== DATA PROVIDED ==
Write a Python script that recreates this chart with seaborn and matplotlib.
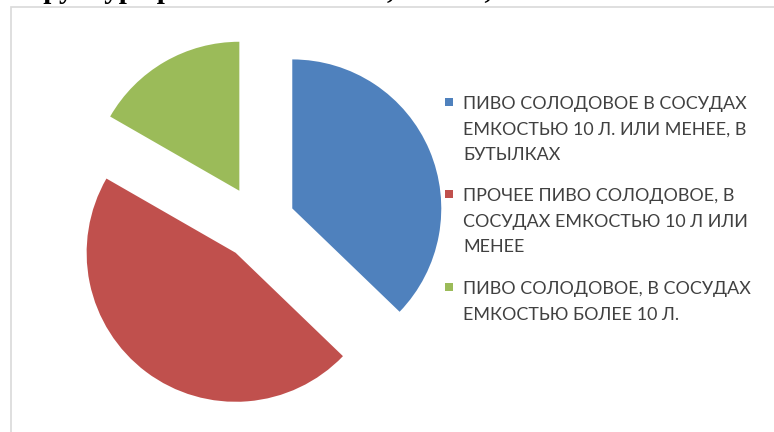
import numpy as np
import matplotlib
matplotlib.use("Agg")
import matplotlib.pyplot as plt
import matplotlib.patches as mpatches
from matplotlib import font_manager
import seaborn as sns

# data
labels = [
    "ПИВО СОЛОДОВОЕ В СОСУДАХ\nЕМКОСТЬЮ 10 Л. ИЛИ МЕНЕЕ, В\nБУТЫЛКАХ",
    "ПРОЧЕЕ ПИВО СОЛОДОВОЕ, В\nСОСУДАХ ЕМКОСТЬЮ 10 Л ИЛИ\nМЕНЕЕ",
    "ПИВО СОЛОДОВОЕ, В СОСУДАХ\nЕМКОСТЬЮ БОЛЕЕ 10 Л.",
]
shares = [37.2, 46.1, 16.7]
colors = ["#4F81BD", "#C0504D", "#9BBB59"]
title = "Структура рынка пива в РФ, 2016 г., %"

sns.set_style("white")
plt.rcParams["font.family"] = ["Lato", "DejaVu Sans"]

names = {f.name for f in font_manager.fontManager.ttflist}
print("narrow" , "Liberation Sans Narrow" in names)
leg_font = "Liberation Sans Narrow" if "Liberation Sans Narrow" in names else "Lato"

W, H = 774, 432
fig = plt.figure(figsize=(W / 100, H / 100), dpi=100)
fig.patch.set_facecolor("white")

# chart frame (light grey, runs off right/bottom)
frame = mpatches.Rectangle((11 / W, -0.05), 1.0, 1 - 7 / H + 0.05,
                           transform=fig.transFigure, fill=False,
                           edgecolor="#D9D9D9", linewidth=1.2)
fig.patches.append(frame)

# clipped title at the very top
fig.text(8 / W, 1 + 1.5 / H, title, family="Liberation Serif",
         fontweight="bold", fontsize=21, color="black", va="baseline", ha="left")

# pie axes: radius 1 -> 149 px, centre at (258, 223)
lim = 1.4
side = 149 * 2 * lim
cx, cy = 258, H - 223
ax = fig.add_axes([(cx - side / 2) / W, (cy - side / 2) / H, side / W, side / H])
ax.pie(shares, colors=colors, startangle=90, counterclock=False,
       explode=[0.25] * len(shares), radius=1,
       wedgeprops=dict(linewidth=0, antialiased=True))
ax.set_xlim(-lim, lim)
ax.set_ylim(-lim, lim)
ax.set_aspect("equal")
ax.axis("off")

# legend, drawn line by line to match the spacing
base = 109
pitch = 25.5
gap = 16
target_w = 285  # width of the first legend line in the reference, px
fs = 14.5
probe = fig.text(0, 0, labels[0].split("\n")[0], family=leg_font, fontsize=fs)
r = fig.canvas.get_renderer()
fs = fs * target_w / probe.get_window_extent(r).width
probe.remove()

y = base
for lab, col in zip(labels, colors):
    lines = lab.split("\n")
    sq = mpatches.Rectangle((445 / W, 1 - (y - 3) / H), 8 / W, 8 / H,
                            transform=fig.transFigure, facecolor=col,
                            edgecolor="none")
    fig.patches.append(sq)
    for i, ln in enumerate(lines):
        fig.text(463 / W, 1 - (y + i * pitch) / H, ln, family=leg_font,
                 fontsize=fs, color="#404040", va="baseline", ha="left")
    y += len(lines) * pitch + gap

fig.savefig("out.png", dpi=100, facecolor="white")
===
TASK INSTRUCTIONS
Transcribe the full listing character for character. Pictures are excluded.

OUTPUT OF THE TASK
Write a Python script that recreates this chart with seaborn and matplotlib.
import numpy as np
import matplotlib
matplotlib.use("Agg")
import matplotlib.pyplot as plt
import matplotlib.patches as mpatches
from matplotlib import font_manager
import seaborn as sns

# data
labels = [
    "ПИВО СОЛОДОВОЕ В СОСУДАХ\nЕМКОСТЬЮ 10 Л. ИЛИ МЕНЕЕ, В\nБУТЫЛКАХ",
    "ПРОЧЕЕ ПИВО СОЛОДОВОЕ, В\nСОСУДАХ ЕМКОСТЬЮ 10 Л ИЛИ\nМЕНЕЕ",
    "ПИВО СОЛОДОВОЕ, В СОСУДАХ\nЕМКОСТЬЮ БОЛЕЕ 10 Л.",
]
shares = [37.2, 46.1, 16.7]
colors = ["#4F81BD", "#C0504D", "#9BBB59"]
title = "Структура рынка пива в РФ, 2016 г., %"

sns.set_style("white")
plt.rcParams["font.family"] = ["Lato", "DejaVu Sans"]

names = {f.name for f in font_manager.fontManager.ttflist}
print("narrow" , "Liberation Sans Narrow" in names)
leg_font = "Liberation Sans Narrow" if "Liberation Sans Narrow" in names else "Lato"

W, H = 774, 432
fig = plt.figure(figsize=(W / 100, H / 100), dpi=100)
fig.patch.set_facecolor("white")

# chart frame (light grey, runs off right/bottom)
frame = mpatches.Rectangle((11 / W, -0.05), 1.0, 1 - 7 / H + 0.05,
                           transform=fig.transFigure, fill=False,
                           edgecolor="#D9D9D9", linewidth=1.2)
fig.patches.append(frame)

# clipped title at the very top
fig.text(8 / W, 1 + 1.5 / H, title, family="Liberation Serif",
         fontweight="bold", fontsize=21, color="black", va="baseline", ha="left")

# pie axes: radius 1 -> 149 px, centre at (258, 223)
lim = 1.4
side = 149 * 2 * lim
cx, cy = 258, H - 223
ax = fig.add_axes([(cx - side / 2) / W, (cy - side / 2) / H, side / W, side / H])
ax.pie(shares, colors=colors, startangle=90, counterclock=False,
       explode=[0.25] * len(shares), radius=1,
       wedgeprops=dict(linewidth=0, antialiased=True))
ax.set_xlim(-lim, lim)
ax.set_ylim(-lim, lim)
ax.set_aspect("equal")
ax.axis("off")

# legend, drawn line by line to match the spacing
base = 109
pitch = 25.5
gap = 16
target_w = 285  # width of the first legend line in the reference, px
fs = 14.5
probe = fig.text(0, 0, labels[0].split("\n")[0], family=leg_font, fontsize=fs)
r = fig.canvas.get_renderer()
fs = fs * target_w / probe.get_window_extent(r).width
probe.remove()

y = base
for lab, col in zip(labels, colors):
    lines = lab.split("\n")
    sq = mpatches.Rectangle((445 / W, 1 - (y - 3) / H), 8 / W, 8 / H,
                            transform=fig.transFigure, facecolor=col,
                            edgecolor="none")
    fig.patches.append(sq)
    for i, ln in enumerate(lines):
        fig.text(463 / W, 1 - (y + i * pitch) / H, ln, family=leg_font,
                 fontsize=fs, color="#404040", va="baseline", ha="left")
    y += len(lines) * pitch + gap

fig.savefig("out.png", dpi=100, facecolor="white")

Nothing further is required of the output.